Social Security is heading for depleting its fund, with a great possibility of becoming insolvent by 2023. This scenario would result in a 25% decrease in the beneficiaries’ monthly checks. But, experts say the situation is still salvageable by raising the Social Security tax cap.
According to CBS News, the Social Security tax cap refers to any income over the earnings cap that will not be subjected to the Social Security payroll tax – workers currently pay 6.2% of their wages and an additional 6.2% for employers. Any earnings above the income cap of $160,200 are exempted from the payroll tax.
Effects of Raising the Tax Cap
GOBankingRates report that raising the income cap to $250,000 or eliminating it would shift the burden from the middle class to wealthy, high-wage earners. Raising the income cap could replenish the trust fund reserves and keep the program running for the next decade. Congressional Budget Office (CBO) revealed a December analysis that found eliminating the cap would keep the trust fund solvent until 2046.

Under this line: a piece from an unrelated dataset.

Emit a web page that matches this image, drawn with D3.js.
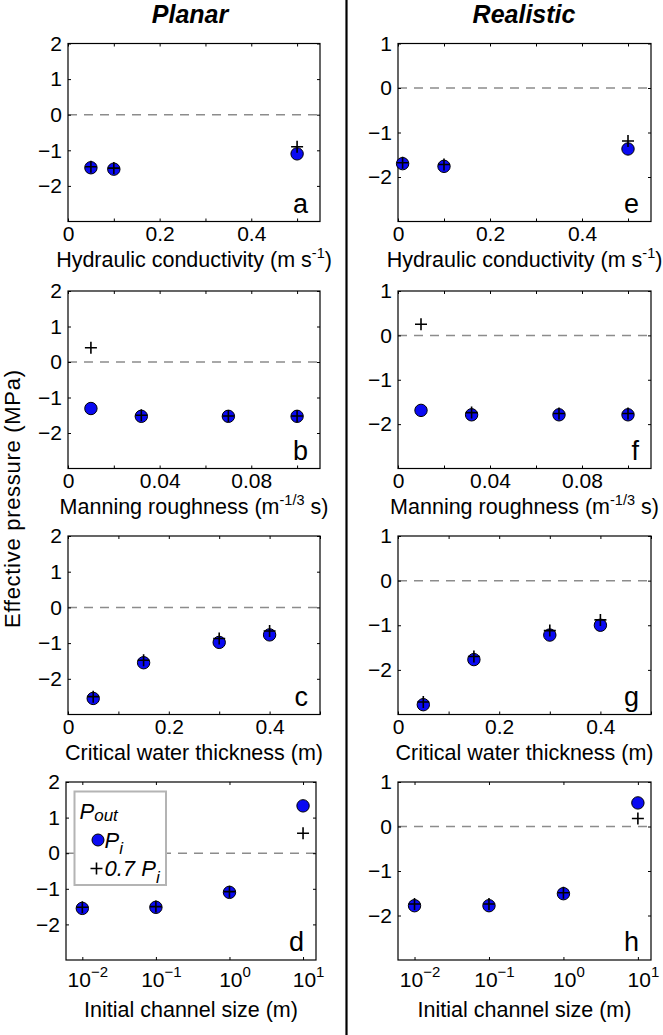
<!DOCTYPE html>
<html><head><meta charset="utf-8">
<script src="https://cdn.jsdelivr.net/npm/d3@7"></script>
<style>
html,body{margin:0;padding:0;background:#fff;}
svg{display:block;font-family:"Liberation Sans",Arial,Helvetica,sans-serif;}
</style></head>
<body>
<svg id="chart" width="663" height="1035"></svg>
<script>
// ---------- data ----------
const columnTitles = ["Planar", "Realistic"];
const yAxisTitle = "Effective pressure (MPa)";
const panelLetters = ["a", "b", "c", "d", "e", "f", "g", "h"];

const yTicksPlanar = [-2, -1, 0, 1, 2];
const yTicksRealistic = [-2, -1, 0, 1];

const hydTicks = [0, 0.1, 0.2, 0.3, 0.4, 0.5];
const hydTickLabels = [0, 0.2, 0.4];
const manningTicks = [0, 0.02, 0.04, 0.06, 0.08, 0.1];
const manningTickLabels = [0, 0.04, 0.08];
const critTicks = [0, 0.1, 0.2, 0.3, 0.4, 0.5];
const critTickLabels = [0, 0.2, 0.4];
const chanTicks = [0.01, 0.1, 1, 10];
const chanTickLabels = [0.01, 0.1, 1, 10];

// hydraulic conductivity (m s-1)
const hydPlanarX = [0.05, 0.1, 0.5];
const hydPlanarPi = [-1.49, -1.53, -1.10];
const hydPlanar07 = [-1.46, -1.50, -0.90];
const hydRealX = [0.01, 0.1, 0.5];
const hydRealPi = [-1.70, -1.76, -1.37];
const hydReal07 = [-1.68, -1.72, -1.19];
// Manning roughness
const manningX = [0.01, 0.032, 0.07, 0.1];
const manningPlanarPi = [-1.31, -1.53, -1.53, -1.53];
const manningPlanar07 = [0.40, -1.50, -1.52, -1.52];
const manningRealPi = [-1.69, -1.79, -1.79, -1.79];
const manningReal07 = [0.25, -1.74, -1.76, -1.76];
// critical water thickness
const critX = [0.05, 0.15, 0.3, 0.4];
const critPlanarPi = [-2.55, -1.55, -0.98, -0.77];
const critPlanar07 = [-2.50, -1.48, -0.87, -0.66];
const critRealPi = [-2.78, -1.77, -1.22, -1.00];
const critReal07 = [-2.72, -1.70, -1.12, -0.88];
// initial channel size
const chanX = [0.01, 0.1, 1, 10];
const chanPlanarPi = [-1.55, -1.52, -1.10, 1.33];
const chanPlanar07 = [-1.52, -1.50, -1.08, 0.56];
const chanRealPi = [-1.78, -1.78, -1.51, 0.53];
const chanReal07 = [-1.74, -1.74, -1.49, 0.18];

const legendLabels = ["P", "out", "P", "i", "0.7 P", "i"];

// ---------- layout ----------
const svg = d3.select("#chart");
const TICK_FONT = 21;
const TITLE_FONT = 21.5;
const BLUE = "#0a0af2";
const colX = [[68, 320], [398, 651]];
const rowY = [[43.5, 221.5], [291, 468.5], [536, 714.5], [782, 960]];

const xConfigs = [
  {type: "lin", dom: [0, 0.55], ticks: hydTicks, labels: hydTickLabels,
   title: ["Hydraulic conductivity (m s", "-1", ")"]},
  {type: "lin", dom: [0, 0.11], ticks: manningTicks, labels: manningTickLabels,
   title: ["Manning roughness (m", "-1/3", " s)"]},
  {type: "lin", dom: [0, 0.5], ticks: critTicks, labels: critTickLabels,
   title: ["Critical water thickness (m)"]},
  {type: "log", dom: [0.006, 15], ticks: chanTicks, labels: chanTickLabels,
   title: ["Initial channel size (m)"]}
];

const panelData = [
  [ {x: hydPlanarX, pi: hydPlanarPi, p07: hydPlanar07},
    {x: manningX, pi: manningPlanarPi, p07: manningPlanar07},
    {x: critX, pi: critPlanarPi, p07: critPlanar07},
    {x: chanX, pi: chanPlanarPi, p07: chanPlanar07} ],
  [ {x: hydRealX, pi: hydRealPi, p07: hydReal07},
    {x: manningX, pi: manningRealPi, p07: manningReal07},
    {x: critX, pi: critRealPi, p07: critReal07},
    {x: chanX, pi: chanRealPi, p07: chanReal07} ]
];

const crossPath = "M-6,0H6M0,-6V6";

// column titles
columnTitles.forEach((t, c) => {
  svg.append("text").attr("x", c === 0 ? 190 : 524).attr("y", 23)
    .attr("text-anchor", "middle").attr("font-size", 25)
    .attr("font-weight", "bold").attr("font-style", "italic").text(t);
});

// divider
svg.append("line").attr("x1", 346.5).attr("x2", 346.5).attr("y1", 0).attr("y2", 1035)
  .attr("stroke", "#000").attr("stroke-width", 2.2);

// y-axis title
svg.append("text").attr("transform", "translate(20,499) rotate(-90)")
  .attr("text-anchor", "middle").attr("font-size", 22)
  .attr("textLength", 258).attr("lengthAdjust", "spacing").text(yAxisTitle);

for (let c = 0; c < 2; c++) {
  for (let r = 0; r < 4; r++) {
    let [L, R] = colX[c];
    if (c === 0 && r === 3) { L = 66; R = 316; }
    const [T, B] = rowY[r];
    const W = R - L, H = B - T;
    const cfg = xConfigs[r];
    const d = panelData[c][r];
    const g = svg.append("g").attr("transform", `translate(${L},${T})`);

    const x = (cfg.type === "log" ? d3.scaleLog() : d3.scaleLinear()).domain(cfg.dom).range([0, W]);
    const y = d3.scaleLinear().domain([-3, c === 0 ? 2 : 1]).range([H, 0]);
    const yt = c === 0 ? yTicksPlanar : yTicksRealistic;

    // zero line
    g.append("line").attr("x1", 0).attr("x2", W).attr("y1", y(0)).attr("y2", y(0))
      .attr("stroke", "#8c8c8c").attr("stroke-width", 1.5).attr("stroke-dasharray", "9,7");

    // axes
    const styleAxis = sel => {
      sel.select(".domain").remove();
      sel.attr("font-family", null).attr("font-size", TICK_FONT);
      sel.selectAll(".tick line").attr("stroke", "#000");
      sel.selectAll(".tick text").attr("fill", "#000");
    };
    const isLab = v => cfg.labels.some(l => Math.abs(l - v) < 1e-9);
    let fmt;
    if (cfg.type === "log") fmt = v => isLab(v) ? String(Math.round(Math.log10(v))) : "";
    else fmt = v => isLab(v) ? String(+v.toFixed(3)) : "";

    const xb = g.append("g").attr("transform", `translate(0,${H})`)
      .call(d3.axisBottom(x).tickValues(cfg.ticks).tickSize(-3)
        .tickPadding(cfg.type === "log" ? 12 : 5).tickFormat(fmt))
      .call(styleAxis);
    if (cfg.type === "log") {
      xb.selectAll(".tick text").each(function() {
        const t = d3.select(this);
        const e = t.text();
        t.text("").attr("font-size", 21);
        t.append("tspan").text("10");
        t.append("tspan").attr("dy", -10).attr("font-size", 15)
          .text(e.replace("-", "\u2212"));
      });
      xb.selectAll(".tick text").attr("dx", 5);
    }
    g.append("g").call(d3.axisTop(x).tickValues(cfg.ticks).tickSize(-3).tickFormat(""))
      .call(styleAxis);
    g.append("g").call(d3.axisLeft(y).tickValues(yt).tickSize(-3).tickPadding(6)
      .tickFormat(d3.format(".0f"))).call(styleAxis);
    g.append("g").attr("transform", `translate(${W},0)`)
      .call(d3.axisRight(y).tickValues(yt).tickSize(-3).tickFormat("")).call(styleAxis);

    // box
    g.append("rect").attr("width", W).attr("height", H)
      .attr("fill", "none").attr("stroke", "#000").attr("stroke-width", 1.2);

    // points
    const pts = d.x.map((xv, i) => ({x: xv, pi: d.pi[i], p07: d.p07[i]}));
    g.selectAll("circle.pi").data(pts).join("circle").attr("class", "pi")
      .attr("cx", p => x(p.x)).attr("cy", p => y(p.pi)).attr("r", 6.2)
      .attr("fill", BLUE).attr("stroke", "#000").attr("stroke-width", 1);
    g.selectAll("path.p07").data(pts).join("path").attr("class", "p07")
      .attr("transform", p => `translate(${x(p.x)},${y(p.p07)})`)
      .attr("d", crossPath).attr("stroke", "#000").attr("stroke-width", 1.6).attr("fill", "none");

    // panel letter
    g.append("text").attr("x", W - 12).attr("y", H - 9).attr("text-anchor", "end")
      .attr("font-size", 27).text(panelLetters[c * 4 + r]);

    // x title
    const xt = g.append("text").attr("x", W / 2)
      .attr("y", H + (cfg.type === "log" ? 57 : 45))
      .attr("text-anchor", "middle").attr("font-size", TITLE_FONT);
    xt.append("tspan").text(cfg.title[0]);
    if (cfg.title.length > 1) {
      xt.append("tspan").attr("dy", -9).attr("font-size", 14.5).text(cfg.title[1]);
      xt.append("tspan").attr("dy", 9).text(cfg.title[2]);
    }

    // legend in panel d
    if (c === 0 && r === 3) {
      const lg = g.append("g").attr("transform", "translate(8.5,9.5)");
      lg.append("rect").attr("width", 91.5).attr("height", 93.5)
        .attr("fill", "#fff").attr("stroke", "#b4b4b4").attr("stroke-width", 2);
      const t1 = lg.append("text").attr("x", 5).attr("y", 27).attr("font-size", 22)
        .attr("font-style", "italic");
      t1.append("tspan").text(legendLabels[0]);
      t1.append("tspan").attr("dy", 2).attr("font-size", 17).text(legendLabels[1]);
      lg.append("circle").attr("cx", 23.5).attr("cy", 48.5).attr("r", 6)
        .attr("fill", BLUE).attr("stroke", "#000");
      const t2 = lg.append("text").attr("x", 30).attr("y", 56).attr("font-size", 22)
        .attr("font-style", "italic");
      t2.append("tspan").text(legendLabels[2]);
      t2.append("tspan").attr("dy", 6).attr("font-size", 17).text(legendLabels[3]);
      lg.append("path").attr("transform", "translate(22,77)").attr("d", crossPath)
        .attr("stroke", "#000").attr("stroke-width", 1.6);
      const t3 = lg.append("text").attr("x", 30).attr("y", 84).attr("font-size", 22)
        .attr("font-style", "italic");
      t3.append("tspan").text(legendLabels[4]);
      t3.append("tspan").attr("dy", 7).attr("font-size", 17).text(legendLabels[5]);
    }
  }
}
</script>
</body></html>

Sarah Rawlins, a program associate at CEPR, said taxpayers who earn over that cap could pay 1% of their income or even less. However, those who earn less than $160,200 cap in 2024 could pay six times higher.
Some experts and lawmakers do not support the risk of raising the cap. The CBO calls the Social Security tax cap “regressive” as it would make low- and middle-income workers pay a much greater share than the rich.
Some lawmakers are proposing other solutions, including removing the tax cap and addressing Social Security’s funding problems.
Senator Bernie Sanders (I-Vt.) and Senator Elizabeth Warren (D-Mass.) introduced legislation to stabilize the Social Security trust fund by expanding its benefits and ensuring it is fully funded for the next 75 years.
Meanwhile, the Republican Study Committee proposed raising the retirement age for claiming Social Security from 67 to 70 years old.
Other solutions include raising the tax cap for people earning $250,000, increasing the payroll tax rate from 12.4% to 15.6%, and privatizing Social Security.